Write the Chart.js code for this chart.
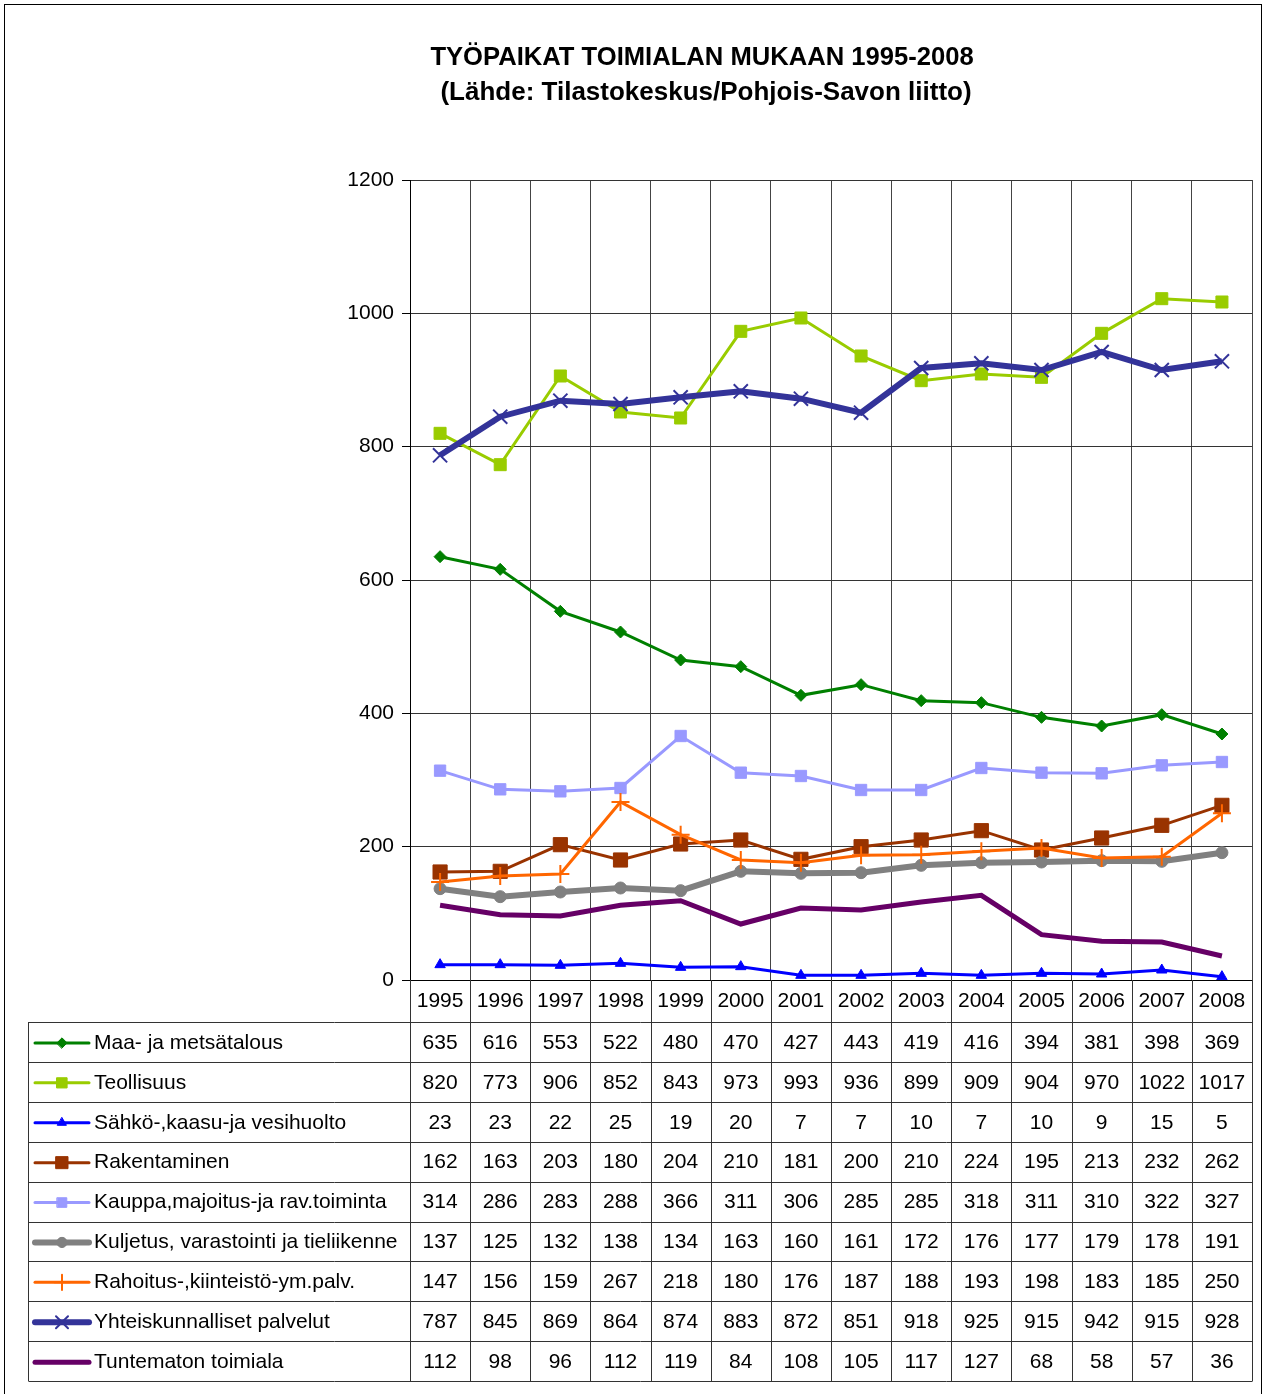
<!DOCTYPE html>
<html>
<head>
<meta charset="utf-8">
<title>Työpaikat toimialan mukaan 1995-2008</title>
<script src="https://cdn.jsdelivr.net/npm/chart.js@4/dist/chart.umd.min.js"></script>
<style>
  html, body { margin: 0; padding: 0; background: #fff; }
  #wrap { position: relative; width: 1266px; height: 1394px; }
</style>
</head>
<body>
<div id="wrap"><canvas id="jobs" width="1266" height="1394"></canvas></div>
<script>
// ----- Data -----
const years = ['1995','1996','1997','1998','1999','2000','2001','2002','2003','2004','2005','2006','2007','2008'];
const yTicks = [0, 200, 400, 600, 800, 1000, 1200];

const seriesNames = [
  'Maa- ja metsätalous',
  'Teollisuus',
  'Sähkö-,kaasu-ja vesihuolto',
  'Rakentaminen',
  'Kauppa,majoitus-ja rav.toiminta',
  'Kuljetus, varastointi ja tieliikenne',
  'Rahoitus-,kiinteistö-ym.palv.',
  'Yhteiskunnalliset palvelut',
  'Tuntematon toimiala'
];

const maaMetsa     = [635, 616, 553, 522, 480, 470, 427, 443, 419, 416, 394, 381, 398, 369];
const teollisuus   = [820, 773, 906, 852, 843, 973, 993, 936, 899, 909, 904, 970, 1022, 1017];
const sahkoKaasu   = [23, 23, 22, 25, 19, 20, 7, 7, 10, 7, 10, 9, 15, 5];
const rakentaminen = [162, 163, 203, 180, 204, 210, 181, 200, 210, 224, 195, 213, 232, 262];
const kauppa       = [314, 286, 283, 288, 366, 311, 306, 285, 285, 318, 311, 310, 322, 327];
const kuljetus     = [137, 125, 132, 138, 134, 163, 160, 161, 172, 176, 177, 179, 178, 191];
const rahoitus     = [147, 156, 159, 267, 218, 180, 176, 187, 188, 193, 198, 183, 185, 250];
const yhteiskunta  = [787, 845, 869, 864, 874, 883, 872, 851, 918, 925, 915, 942, 915, 928];
const tuntematon   = [112, 98, 96, 112, 119, 84, 108, 105, 117, 127, 68, 58, 57, 36];

const seriesValues = [maaMetsa, teollisuus, sahkoKaasu, rakentaminen, kauppa, kuljetus, rahoitus, yhteiskunta, tuntematon];

// ----- Styles -----
const styles = [
  { color: '#008000', width: 3, point: 'rectRot',  radius: 6,   pbw: 1 },
  { color: '#99CC00', width: 3, point: 'rect',     radius: 8.5, pbw: 1 },
  { color: '#0000FF', width: 3, point: 'triangle', radius: 6,   pbw: 1 },
  { color: '#993300', width: 3, point: 'rect',     radius: 10,  pbw: 1 },
  { color: '#9999FF', width: 3, point: 'rect',     radius: 8,   pbw: 1 },
  { color: '#808080', width: 6, point: 'circle',   radius: 6,   pbw: 1 },
  { color: '#FF6600', width: 3, point: 'cross',    radius: 9,   pbw: 2 },
  { color: '#333399', width: 6, point: 'crossRot', radius: 10,  pbw: 2 },
  { color: '#660066', width: 5, point: false,      radius: 0,   pbw: 0 }
];

const FONT = '"Liberation Sans", Arial, sans-serif';
Chart.defaults.font.family = FONT;
Chart.defaults.color = '#000';

// ----- Title + frame -----
const framePlugin = {
  id: 'frame',
  beforeDraw(chart) {
    const ctx = chart.ctx;
    ctx.save();
    ctx.fillStyle = '#fff';
    ctx.fillRect(0, 0, chart.width, chart.height);
    ctx.strokeStyle = '#000';
    ctx.lineWidth = 1;
    ctx.strokeRect(4.5, 4.5, 1257, 1420);
    ctx.fillStyle = '#000';
    ctx.textAlign = 'center';
    ctx.textBaseline = 'middle';
    ctx.font = 'bold 25.6px ' + FONT;
    ctx.fillText('TYÖPAIKAT TOIMIALAN MUKAAN 1995-2008', 702, 58);
    ctx.font = 'bold 26px ' + FONT;
    ctx.fillText('(Lähde: Tilastokeskus/Pohjois-Savon liitto)', 706, 93);
    ctx.restore();
  }
};

// ----- Data table below the plot (columns follow the x scale) -----
const tablePlugin = {
  id: 'dataTable',
  afterDraw(chart) {
    const ctx = chart.ctx, xs = chart.scales.x, area = chart.chartArea;
    const step = xs.getPixelForValue(1) - xs.getPixelForValue(0);
    const edges = years.map((_, i) => xs.getPixelForValue(i) - step / 2);
    edges.push(xs.getPixelForValue(years.length - 1) + step / 2);
    const headTop = area.bottom, tableTop = area.bottom + 42, rowH = 39.9;
    const tableBottom = tableTop + rowH * seriesNames.length;
    const tableLeft = 28.5;

    ctx.save();
    ctx.lineWidth = 1;
    ctx.strokeStyle = '#333';
    // vertical separators
    edges.forEach(x => {
      const px = Math.round(x) + 0.5;
      ctx.beginPath(); ctx.moveTo(px, headTop); ctx.lineTo(px, tableBottom); ctx.stroke();
    });
    ctx.beginPath(); ctx.moveTo(tableLeft, tableTop); ctx.lineTo(tableLeft, tableBottom); ctx.stroke();
    // horizontal separators
    for (let r = 0; r <= seriesNames.length; r++) {
      const py = Math.round(tableTop + r * rowH) + 0.5;
      ctx.beginPath(); ctx.moveTo(tableLeft, py); ctx.lineTo(Math.round(edges[edges.length - 1]) + 0.5, py); ctx.stroke();
    }

    ctx.fillStyle = '#000';
    ctx.font = '21px ' + FONT;
    ctx.textBaseline = 'middle';
    ctx.textAlign = 'center';
    // year header
    years.forEach((y, i) => ctx.fillText(y, xs.getPixelForValue(i), (headTop + tableTop) / 2));

    // rows
    seriesNames.forEach((name, r) => {
      const cy = tableTop + r * rowH + rowH / 2 + 1;
      const s = styles[r];
      ctx.strokeStyle = s.color;
      ctx.lineWidth = s.width;
      ctx.lineCap = 'round';
      ctx.beginPath(); ctx.moveTo(35, cy); ctx.lineTo(89, cy); ctx.stroke();
      if (s.point && Chart.helpers && Chart.helpers.drawPoint) {
        ctx.fillStyle = s.color;
        ctx.lineWidth = s.pbw;
        Chart.helpers.drawPoint(ctx, { pointStyle: s.point, radius: s.radius * 0.85, borderWidth: s.pbw, rotation: 0 }, 62, cy);
      }
      ctx.fillStyle = '#000';
      ctx.textAlign = 'left';
      ctx.fillText(name, 94, cy);
      ctx.textAlign = 'center';
      seriesValues[r].forEach((v, i) => ctx.fillText(String(v), xs.getPixelForValue(i), cy));
    });
    ctx.restore();
  }
};

const datasets = seriesNames.map((name, i) => ({
  label: name,
  data: seriesValues[i],
  borderColor: styles[i].color,
  backgroundColor: styles[i].color,
  borderWidth: styles[i].width,
  pointStyle: styles[i].point,
  pointRadius: styles[i].radius,
  pointBorderWidth: styles[i].pbw,
  pointBackgroundColor: styles[i].color,
  pointBorderColor: styles[i].color,
  tension: 0,
  order: seriesNames.length - i
}));

new Chart(document.getElementById('jobs'), {
  type: 'line',
  data: { labels: years, datasets },
  options: {
    responsive: false,
    animation: false,
    layout: { padding: { left: 0, top: 180, right: 14, bottom: 414 } },
    plugins: { legend: { display: false }, title: { display: false }, tooltip: { enabled: false } },
    scales: {
      x: {
        offset: true,
        ticks: { display: false },
        grid: { offset: true, color: '#444', lineWidth: 1, drawTicks: false },
        border: { display: true, color: '#000', width: 1 },
        afterFit: s => { s.height = 0; }
      },
      y: {
        min: 0, max: 1200,
        afterBuildTicks: s => { s.ticks = yTicks.map(v => ({ value: v })); },
        ticks: { font: { size: 21 }, color: '#000', padding: 8, callback: v => String(v) },
        grid: { color: '#333', lineWidth: 1, tickLength: 8, tickColor: '#000' },
        border: { display: true, color: '#000', width: 1 },
        afterFit: s => { s.width = 410; }
      }
    }
  },
  plugins: [framePlugin, tablePlugin]
});
</script>
</body>
</html>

::::::::

### OBJECTIVE
Exactly restate the lines from the beginning of the data through the line with "58, 57, 36];", and no others, keeping pictures out.

### EXERCISE OUTPUT
Write the Chart.js code for this chart.
<!DOCTYPE html>
<html>
<head>
<meta charset="utf-8">
<title>Työpaikat toimialan mukaan 1995-2008</title>
<script src="https://cdn.jsdelivr.net/npm/chart.js@4/dist/chart.umd.min.js"></script>
<style>
  html, body { margin: 0; padding: 0; background: #fff; }
  #wrap { position: relative; width: 1266px; height: 1394px; }
</style>
</head>
<body>
<div id="wrap"><canvas id="jobs" width="1266" height="1394"></canvas></div>
<script>
// ----- Data -----
const years = ['1995','1996','1997','1998','1999','2000','2001','2002','2003','2004','2005','2006','2007','2008'];
const yTicks = [0, 200, 400, 600, 800, 1000, 1200];

const seriesNames = [
  'Maa- ja metsätalous',
  'Teollisuus',
  'Sähkö-,kaasu-ja vesihuolto',
  'Rakentaminen',
  'Kauppa,majoitus-ja rav.toiminta',
  'Kuljetus, varastointi ja tieliikenne',
  'Rahoitus-,kiinteistö-ym.palv.',
  'Yhteiskunnalliset palvelut',
  'Tuntematon toimiala'
];

const maaMetsa     = [635, 616, 553, 522, 480, 470, 427, 443, 419, 416, 394, 381, 398, 369];
const teollisuus   = [820, 773, 906, 852, 843, 973, 993, 936, 899, 909, 904, 970, 1022, 1017];
const sahkoKaasu   = [23, 23, 22, 25, 19, 20, 7, 7, 10, 7, 10, 9, 15, 5];
const rakentaminen = [162, 163, 203, 180, 204, 210, 181, 200, 210, 224, 195, 213, 232, 262];
const kauppa       = [314, 286, 283, 288, 366, 311, 306, 285, 285, 318, 311, 310, 322, 327];
const kuljetus     = [137, 125, 132, 138, 134, 163, 160, 161, 172, 176, 177, 179, 178, 191];
const rahoitus     = [147, 156, 159, 267, 218, 180, 176, 187, 188, 193, 198, 183, 185, 250];
const yhteiskunta  = [787, 845, 869, 864, 874, 883, 872, 851, 918, 925, 915, 942, 915, 928];
const tuntematon   = [112, 98, 96, 112, 119, 84, 108, 105, 117, 127, 68, 58, 57, 36];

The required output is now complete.